Of course, many more factors influenced our choice. AngularJS was an incredible tool to setup MVPs and most of the applications were in a perpetual development cycle. Our scrum-masters decimated the idea of a rewrite. We had to integrate six features into the application in the next six months. A parallel, non-gradual approach meant we had to code the exact, to-be-integrated features in React as well as, god forbid, AngularJS. Some of the features we were adding were beyond the scope of AngularJS or were too much work. We could code the same feature in React in a matter of weeks. React is perfect ;).

Prerequisites

The application was still in AngularJS 1.2 as we were more interested in a migration than upgradation. The attempts to get rid of AngularJS finally and the legacy code was not of much help. In fact, the legacy code made the simple upgradation to AngularJS 1.5 a headache.

You will be shocked to learn we were hardcoded to Bower & Gulp. I repeat Gulp and Bower. You reach a stage in AngularJS development that you start improvising to survive. We reached that stage while developing the app a long time ago and after that, it was all playing with fire. We did not made the upgrade to npm and Webpack because it might break the entire application and we have to revert to the earlier version eventually. Now we have to make the upgrade one last time and we would do it with a smiling face.

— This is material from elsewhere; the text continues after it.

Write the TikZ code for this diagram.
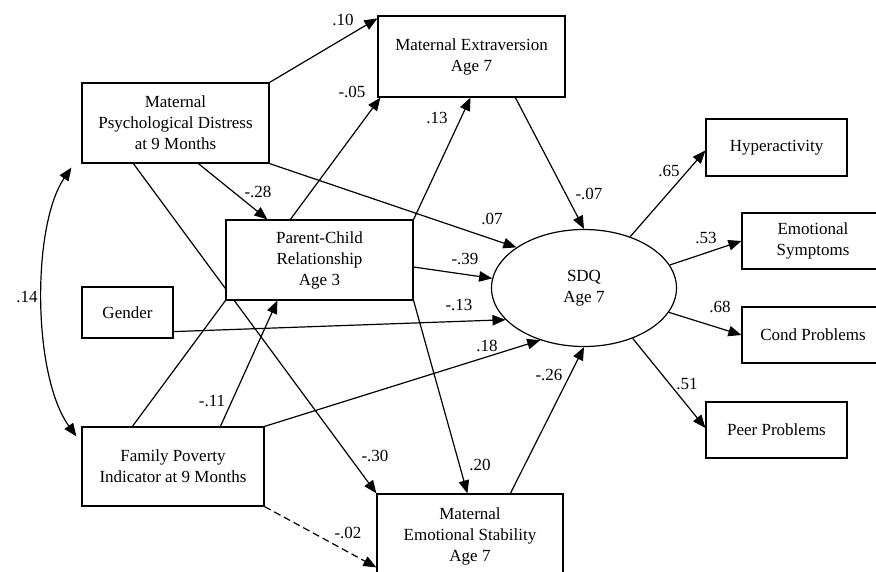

AngularJS to React Migration – Key Points

The first thing you will notice while migrating AngularJS application to ReactJS is Components. Components are the building blocks of ReactJS; they are everywhere. AngularJS has directives and they are similar. You could switch the view layer from Angular style templates to React style components and things should turn out fine in most cases as long as you’re using one of those style guides, stick to yours and do not improvise. This is neither AngularJS nor will not turn out to be. You got to start on a solid foundation for your application. Converting Angular directives to React Components was facilitated by a JS library react2angular.

AngularJS to React Migration analogy

While the 3rd party library made the conversion approachable. We still had to pass them to Redux store. Yes, React + Redux is the industry standard when building React application. When building a new React application, you wrap the root components into Provider. In our approach, where we essentially adding new features in React to an AngularJS application, we had no options but to manually wrap each component with a provider. We were literally copy-pasting code, component after components although ng-redux made the job a little easier.

After a couple of months into making the essential parts work, we were on the last part—setting up routing paths for the newly development parts of the application in React. We wanted to be ready for production as soon as possible. To make things a little more faster and efficient, we wrapped the React component in an AngularJS component and routed it to an inline-template that employs the AngularJS component. react2angular was the reason we could complete the project faster and before the client expected.

Epilogue

When your approach is gradual migration, things get a little complicated. Of course, changing engine in a moving car is more difficult than in one parked in the garage. On top of that, you have to add new features as well replace the existing ones at the same time. Of course, this saves you from rewriting the same code in two different technologies. Nevertheless, making changes in the codebase of a live application is not very different from playing with fire. Gradual approach is indeed not the ideal way to face the migration.

A parallel rewrite makes more sense from both development and business point of view. It is more of a luxury and necessity. As I said technology migrations are not straightforward, sometimes to make things work and make business sense, you have to pick the unconventional way. Who cares as long as the car takes you to the workplace and back?